1764-11-30, de Voltaire [François Marie Arouet] à Étienne Noël Damilaville.

Mon cher frère, j'ai en main deux éxemplaires de l'ouvrage attribué à St Evremont, qu'on a joint à plusieurs autres. Mais comment vous envoier ces recueils? Il faudra attendre l'occasion de quelque voiageur.

Voicy en attendant, une petite brochure que l'on m'a adressée.

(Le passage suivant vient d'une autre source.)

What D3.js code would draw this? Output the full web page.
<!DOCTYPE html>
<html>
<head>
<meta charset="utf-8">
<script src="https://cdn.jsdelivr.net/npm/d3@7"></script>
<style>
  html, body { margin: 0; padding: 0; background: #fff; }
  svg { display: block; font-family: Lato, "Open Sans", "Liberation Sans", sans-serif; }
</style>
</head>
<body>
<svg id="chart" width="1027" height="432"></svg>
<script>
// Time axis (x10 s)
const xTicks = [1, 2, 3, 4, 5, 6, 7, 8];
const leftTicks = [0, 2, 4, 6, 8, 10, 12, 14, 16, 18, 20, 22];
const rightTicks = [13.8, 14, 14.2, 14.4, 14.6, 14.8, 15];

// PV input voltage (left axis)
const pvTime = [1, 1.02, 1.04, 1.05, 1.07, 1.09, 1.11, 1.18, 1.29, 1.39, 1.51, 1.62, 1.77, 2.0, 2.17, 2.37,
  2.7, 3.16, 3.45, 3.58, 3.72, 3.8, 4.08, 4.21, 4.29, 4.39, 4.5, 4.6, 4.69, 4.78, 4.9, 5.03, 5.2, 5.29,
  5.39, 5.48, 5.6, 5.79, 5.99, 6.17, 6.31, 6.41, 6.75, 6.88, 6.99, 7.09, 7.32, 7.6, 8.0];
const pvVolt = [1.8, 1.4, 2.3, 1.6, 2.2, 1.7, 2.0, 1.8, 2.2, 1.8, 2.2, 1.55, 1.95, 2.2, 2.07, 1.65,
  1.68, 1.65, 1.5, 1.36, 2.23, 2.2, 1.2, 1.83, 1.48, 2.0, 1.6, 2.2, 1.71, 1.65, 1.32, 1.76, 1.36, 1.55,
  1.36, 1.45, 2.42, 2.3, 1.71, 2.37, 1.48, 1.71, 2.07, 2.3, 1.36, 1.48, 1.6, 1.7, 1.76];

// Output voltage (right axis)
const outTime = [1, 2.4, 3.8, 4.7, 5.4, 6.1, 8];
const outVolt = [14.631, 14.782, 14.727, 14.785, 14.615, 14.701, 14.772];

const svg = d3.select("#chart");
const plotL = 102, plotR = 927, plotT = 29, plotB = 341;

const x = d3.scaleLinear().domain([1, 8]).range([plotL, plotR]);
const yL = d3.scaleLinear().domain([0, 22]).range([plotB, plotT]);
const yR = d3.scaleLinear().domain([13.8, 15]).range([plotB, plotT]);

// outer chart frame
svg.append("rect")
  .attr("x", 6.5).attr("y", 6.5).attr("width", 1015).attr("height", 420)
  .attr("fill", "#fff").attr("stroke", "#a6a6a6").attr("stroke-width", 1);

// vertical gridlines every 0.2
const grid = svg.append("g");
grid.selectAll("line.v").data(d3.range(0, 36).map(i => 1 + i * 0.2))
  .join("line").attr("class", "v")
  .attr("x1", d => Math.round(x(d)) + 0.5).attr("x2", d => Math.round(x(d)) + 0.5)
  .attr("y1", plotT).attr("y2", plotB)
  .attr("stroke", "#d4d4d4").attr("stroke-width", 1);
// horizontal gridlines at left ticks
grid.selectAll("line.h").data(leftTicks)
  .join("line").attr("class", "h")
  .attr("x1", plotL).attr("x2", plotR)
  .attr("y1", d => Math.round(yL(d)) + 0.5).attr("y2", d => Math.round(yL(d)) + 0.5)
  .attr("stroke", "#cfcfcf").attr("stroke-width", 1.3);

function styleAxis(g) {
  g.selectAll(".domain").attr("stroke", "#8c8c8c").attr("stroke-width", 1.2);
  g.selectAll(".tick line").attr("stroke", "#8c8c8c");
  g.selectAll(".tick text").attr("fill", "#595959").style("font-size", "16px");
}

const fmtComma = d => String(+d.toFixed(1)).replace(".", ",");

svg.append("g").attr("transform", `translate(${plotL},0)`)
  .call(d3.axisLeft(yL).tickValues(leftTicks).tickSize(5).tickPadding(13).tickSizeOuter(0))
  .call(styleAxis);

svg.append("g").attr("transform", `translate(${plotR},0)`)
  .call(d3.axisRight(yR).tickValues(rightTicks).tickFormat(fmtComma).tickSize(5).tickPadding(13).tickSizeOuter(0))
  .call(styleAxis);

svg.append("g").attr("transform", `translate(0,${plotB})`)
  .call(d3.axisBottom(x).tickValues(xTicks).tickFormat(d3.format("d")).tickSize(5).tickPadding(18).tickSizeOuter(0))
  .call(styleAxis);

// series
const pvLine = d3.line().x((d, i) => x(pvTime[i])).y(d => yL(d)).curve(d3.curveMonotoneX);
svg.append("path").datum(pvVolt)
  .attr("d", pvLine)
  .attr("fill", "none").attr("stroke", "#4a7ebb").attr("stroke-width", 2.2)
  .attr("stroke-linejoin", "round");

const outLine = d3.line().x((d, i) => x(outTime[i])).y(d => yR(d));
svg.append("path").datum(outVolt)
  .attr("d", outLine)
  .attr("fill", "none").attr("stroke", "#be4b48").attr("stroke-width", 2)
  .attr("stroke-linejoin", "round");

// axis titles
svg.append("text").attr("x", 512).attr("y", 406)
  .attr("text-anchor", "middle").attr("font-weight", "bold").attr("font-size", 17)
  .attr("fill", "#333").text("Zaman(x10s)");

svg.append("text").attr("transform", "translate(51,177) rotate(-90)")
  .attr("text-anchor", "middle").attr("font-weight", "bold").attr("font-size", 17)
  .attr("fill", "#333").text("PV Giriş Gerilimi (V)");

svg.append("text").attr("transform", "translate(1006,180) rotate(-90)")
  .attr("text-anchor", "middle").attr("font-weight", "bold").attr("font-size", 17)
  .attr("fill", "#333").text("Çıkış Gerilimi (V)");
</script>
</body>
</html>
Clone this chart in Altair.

Je crois que Merlin poura l'imprimer, sans que mr Marin puisse trouver mauvais qu'on ne se soit pas adressé à lui pour cette bagatelle: 1. elle n'est point de moi, et en second lieu, quand j'y aurais part, il ne conviendrait pas que j'en fisse les honneurs.

J'ai cru devoir emploier les bons offices de mr Marin dans ma réponse à Mr Defoncemagne, et lui marquer cette confiance. Je vois qu'il protège Duchêne qui est un bien mauvais imprimeur. Si jamais je puis trouver sous ma main quelque ouvrage qui puisse paraître en France sans faire crier les fanatiques, je vous l'enverrai pour en gratifier ce pauvre enchanteur Merlin.

On m'avertit que les Omers se préparent à faire incendier au bas de l'escalier certain portatif auquel je n'ai nulle part, et qu'ils veulent m'attribuer. Je ne sçais même si la chose n'est pas déjà faitte. Je me résigne à la volonté divine, et je m'envelope dans mon innocence. Le parlement Welche ne voit pas plus loin que son nez. Il devrait sentir combien il serait de son intérêt de favoriser la liberté de la presse, et que plus les prêtres seront décrédités, plus il aura de considération. Le sénat romain se garda bien de condamner les livres de Lucrece, et le parlement d'Angleterre, vrai parlement, ne soutient la liberté d'écrire que pour affermir la sienne.

Sur ce, je vous embrasse, je ris des Welches, je plains les philosophes.